My guess is that this is the source of the problem - you probably have one
system and one self compiled libpq around or something similar and they
disagree about the location of the unix socket directory. It complains
about:

> >         connections on Unix domain socket "/tmp/.s.PGSQL.5432"?

which means given the above configuration it has to be
primary_replica_local_dsn.

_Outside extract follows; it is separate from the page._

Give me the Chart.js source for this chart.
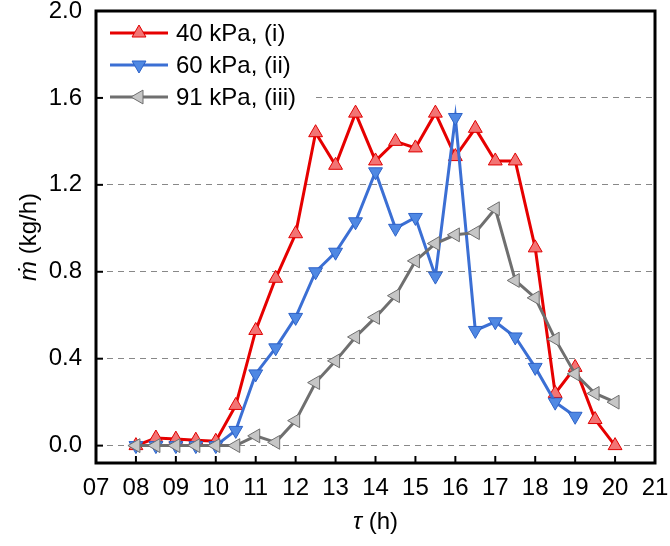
<!DOCTYPE html>
<html lang="en">
<head>
    <meta charset="UTF-8">
    <title>Mass flow rate</title>
    <script src="https://cdn.jsdelivr.net/npm/chart.js"></script>
    <style>
        body { margin: 0; background: #fff; }
        .chart-container { width: 670px; height: 546px; }
    </style>
</head>
<body>
    <div class="chart-container">
        <canvas id="flowChart"></canvas>
    </div>
    <script>
        // time of day [h]
        const times40 = [8, 8.5, 9, 9.5, 10, 10.5, 11, 11.5, 12, 12.5, 13, 13.5, 14, 14.5, 15, 15.5, 16, 16.5, 17, 17.5, 18, 18.5, 19, 19.5, 20];
        const times60 = [8, 8.5, 9, 9.5, 10, 10.5, 11, 11.5, 12, 12.5, 13, 13.5, 14, 14.5, 15, 15.5, 16, 16.5, 17, 17.5, 18, 18.5, 19];
        const times91 = [8, 8.5, 9, 9.5, 10, 10.5, 11, 11.5, 12, 12.5, 13, 13.5, 14, 14.5, 15, 15.5, 16, 16.5, 17, 17.5, 18, 18.5, 19, 19.5, 20];

        // mass flow rate [kg/h]
        const flow40 = [0.0, 0.035, 0.03, 0.025, 0.02, 0.185, 0.53, 0.77, 0.975, 1.44, 1.29, 1.53, 1.31, 1.40, 1.37, 1.53, 1.33, 1.46, 1.31, 1.31, 0.91, 0.24, 0.36, 0.12, 0.0];
        const flow60 = [0.0, 0.0, 0.0, 0.0, 0.0, 0.07, 0.33, 0.45, 0.59, 0.80, 0.89, 1.03, 1.26, 1.00, 1.05, 0.78, 1.51, 0.53, 0.57, 0.50, 0.36, 0.20, 0.135];
        const flow91 = [0.0, 0.0, 0.0, 0.0, 0.0, 0.0, 0.045, 0.015, 0.115, 0.29, 0.39, 0.50, 0.59, 0.69, 0.85, 0.93, 0.97, 0.98, 1.09, 0.76, 0.68, 0.49, 0.33, 0.24, 0.20];

        const seriesLabels = ['40 kPa, (i)', '60 kPa, (ii)', '91 kPa, (iii)'];
        const xTicks = [7, 8, 9, 10, 11, 12, 13, 14, 15, 16, 17, 18, 19, 20, 21];
        const yTicks = [0.0, 0.4, 0.8, 1.2, 1.6, 2.0];

        const FONT = 'Liberation Sans, Arial, sans-serif';

        function toPoints(xs, ys) {
            return xs.map((x, i) => ({ x: x, y: ys[i] }));
        }

        // no extra room for overflowing tick labels, the plot area is fixed by layout padding
        function noLabelPadding(s) {
            s.paddingTop = 0;
            s.paddingBottom = 0;
            s.paddingLeft = 0;
            s.paddingRight = 0;
        }

        function drawMarker(ctx, ds, x, y) {
            ctx.save();
            ctx.fillStyle = ds.pointBackgroundColor;
            ctx.strokeStyle = ds.pointBorderColor;
            ctx.lineWidth = ds.pointBorderWidth;
            Chart.helpers.drawPoint(ctx, {
                pointStyle: ds.pointStyle,
                rotation: ds.pointRotation,
                radius: ds.pointRadius,
                borderWidth: ds.pointBorderWidth
            }, x, y);
            ctx.restore();
        }

        // legend drawn inside the plot, line + marker like the original
        const insideLegend = {
            id: 'insideLegend',
            afterDatasetsDraw(chart) {
                const ctx = chart.ctx;
                const area = chart.chartArea;
                ctx.save();
                ctx.fillStyle = '#fff';
                ctx.fillRect(area.left + 7, area.top + 3, 208, 100);
                const sets = chart.data.datasets;
                sets.forEach((ds, i) => {
                    const y = area.top + 22 + i * 32;
                    ctx.strokeStyle = ds.borderColor;
                    ctx.lineWidth = ds.borderWidth;
                    ctx.beginPath();
                    ctx.moveTo(area.left + 14, y);
                    ctx.lineTo(area.left + 72, y);
                    ctx.stroke();
                    drawMarker(ctx, ds, area.left + 43, y);
                    ctx.fillStyle = '#000';
                    ctx.font = '24px ' + FONT;
                    ctx.textBaseline = 'middle';
                    ctx.textAlign = 'left';
                    ctx.fillText(ds.label, area.left + 80, y + 1);
                });
                ctx.restore();
            }
        };

        // frame, inside ticks and axis titles
        const frameAndTitles = {
            id: 'frameAndTitles',
            afterDraw(chart) {
                const ctx = chart.ctx;
                const area = chart.chartArea;
                const xs = chart.scales.x;
                const ys = chart.scales.y;
                ctx.save();
                ctx.strokeStyle = '#000';
                ctx.lineWidth = 2;
                xTicks.forEach(v => {
                    const px = xs.getPixelForValue(v);
                    ctx.beginPath();
                    ctx.moveTo(px, area.bottom);
                    ctx.lineTo(px, area.bottom - 7);
                    ctx.stroke();
                });
                yTicks.forEach(v => {
                    const py = ys.getPixelForValue(v);
                    ctx.beginPath();
                    ctx.moveTo(area.left, py);
                    ctx.lineTo(area.left + 7, py);
                    ctx.stroke();
                });
                ctx.lineWidth = 3;
                ctx.strokeRect(area.left, area.top, area.right - area.left, area.bottom - area.top);

                // x title: tau (h)
                ctx.fillStyle = '#000';
                ctx.textBaseline = 'middle';
                ctx.textAlign = 'left';
                const italic = 'italic 24px ' + FONT;
                const normal = '24px ' + FONT;
                ctx.font = italic;
                const wTau = ctx.measureText('τ').width;
                ctx.font = normal;
                const wRest = ctx.measureText(' (h)').width;
                let cx = (area.left + area.right) / 2 - (wTau + wRest) / 2;
                ctx.font = italic;
                ctx.fillText('τ', cx, 522);
                ctx.font = normal;
                ctx.fillText(' (h)', cx + wTau, 522);

                // y title: m-dot (kg/h)
                ctx.translate(29, (area.top + area.bottom) / 2);
                ctx.rotate(-Math.PI / 2);
                ctx.font = italic;
                const wM = ctx.measureText('ṁ').width;
                ctx.font = normal;
                const wUnit = ctx.measureText(' (kg/h)').width;
                cx = -(wM + wUnit) / 2;
                ctx.font = italic;
                ctx.fillText('ṁ', cx, 0);
                ctx.font = normal;
                ctx.fillText(' (kg/h)', cx + wM, 0);
                ctx.restore();
            }
        };

        const ctx = document.getElementById('flowChart').getContext('2d');
        const flowChart = new Chart(ctx, {
            type: 'line',
            data: {
                datasets: [{
                    label: seriesLabels[0],
                    data: toPoints(times40, flow40),
                    borderColor: '#E60000',
                    borderWidth: 3,
                    pointStyle: 'triangle',
                    pointRotation: 0,
                    pointRadius: 8,
                    pointBackgroundColor: '#F27474',
                    pointBorderColor: '#E00000',
                    pointBorderWidth: 1,
                    order: 3
                }, {
                    label: seriesLabels[1],
                    data: toPoints(times60, flow60),
                    borderColor: '#3B6FD4',
                    borderWidth: 3,
                    pointStyle: 'triangle',
                    pointRotation: 180,
                    pointRadius: 8,
                    pointBackgroundColor: '#4F88E3',
                    pointBorderColor: '#2D62C8',
                    pointBorderWidth: 1,
                    order: 2
                }, {
                    label: seriesLabels[2],
                    data: toPoints(times91, flow91),
                    borderColor: '#6F6F6F',
                    borderWidth: 3,
                    pointStyle: 'triangle',
                    pointRotation: 270,
                    pointRadius: 8,
                    pointBackgroundColor: '#C6C6C6',
                    pointBorderColor: '#6E6E6E',
                    pointBorderWidth: 1,
                    order: 1
                }]
            },
            options: {
                responsive: true,
                maintainAspectRatio: false,
                animation: false,
                layout: { padding: { top: 11, right: 15, left: 0, bottom: 0 } },
                plugins: {
                    legend: { display: false },
                    tooltip: { enabled: false }
                },
                elements: { line: { tension: 0, fill: false } },
                scales: {
                    x: {
                        type: 'linear',
                        min: 7,
                        max: 21,
                        afterBuildTicks: s => { s.ticks = xTicks.map(v => ({ value: v })); },
                        afterFit: s => { s.height = 83; noLabelPadding(s); },
                        grid: { display: false, drawTicks: false },
                        border: { display: false },
                        ticks: {
                            padding: 11,
                            color: '#000',
                            font: { family: FONT, size: 24 },
                            maxRotation: 0,
                            callback: v => String(v).padStart(2, '0')
                        }
                    },
                    y: {
                        min: -0.08,
                        max: 2.0,
                        afterBuildTicks: s => { s.ticks = yTicks.map(v => ({ value: v })); },
                        afterFit: s => { s.width = 96; noLabelPadding(s); },
                        grid: { color: '#888', lineWidth: 1, drawTicks: false },
                        border: { display: false, dash: [6, 5] },
                        ticks: {
                            padding: 14,
                            color: '#000',
                            font: { family: FONT, size: 24 },
                            callback: v => v.toFixed(1)
                        }
                    }
                }
            },
            plugins: [insideLegend, frameAndTitles]
        });
    </script>
</body>
</html>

Could you a) try to explicitly set
unix_socket_directory=/tmp in postgresql.conf and host=/tmp in the above
config?

Also, please attach postgresql.conf.

Greetings,

Andres Freund

--
 Andres Freund                       http://www.2ndQuadrant.com/
 PostgreSQL Development, 24x7 Support, Training & Services

Attachment

Re: bdr_init_copy fails when starting 2nd BDR node

From
Craig Ringer
Date:


On 4 January 2015 at 02:52, John Casey <john.casey@innovisors.com> wrote:
I'm still experiencing similar problems. I'm not certain what parameter you
are referring to when you say 'ehost'. Otherwise,  I did want to clarify a
couple of things. I have tried several combinations, each one fails in
various ways. So ...

(1) What is the exact syntax when calling bdr_init_copy from new nodes when
your database name is not 'postgres' and your user name is not 'postgres'.
Please note if you supply local or remote host/port in the command.

Use a connection string to identify the remote and the local ends. e.g.:

  bdr_init_copy --remote-dbname="host=node1 dbname=mydb" \
                --local-dbname="dbname=mydb" \
                -D datadir

Both --remote-dbname and --local-dbname are libpq connection strings.


 
> (2) Should you do a pg_ctl start on new node before trying to execute
> bdr_init_copy. If I don't I get the error I posted earlier.

No, you should not and must not start the server before running bdr_init_copy.

(In the current development version of BDR this has all gone away, and bdr_init_copy will make a base backup for you).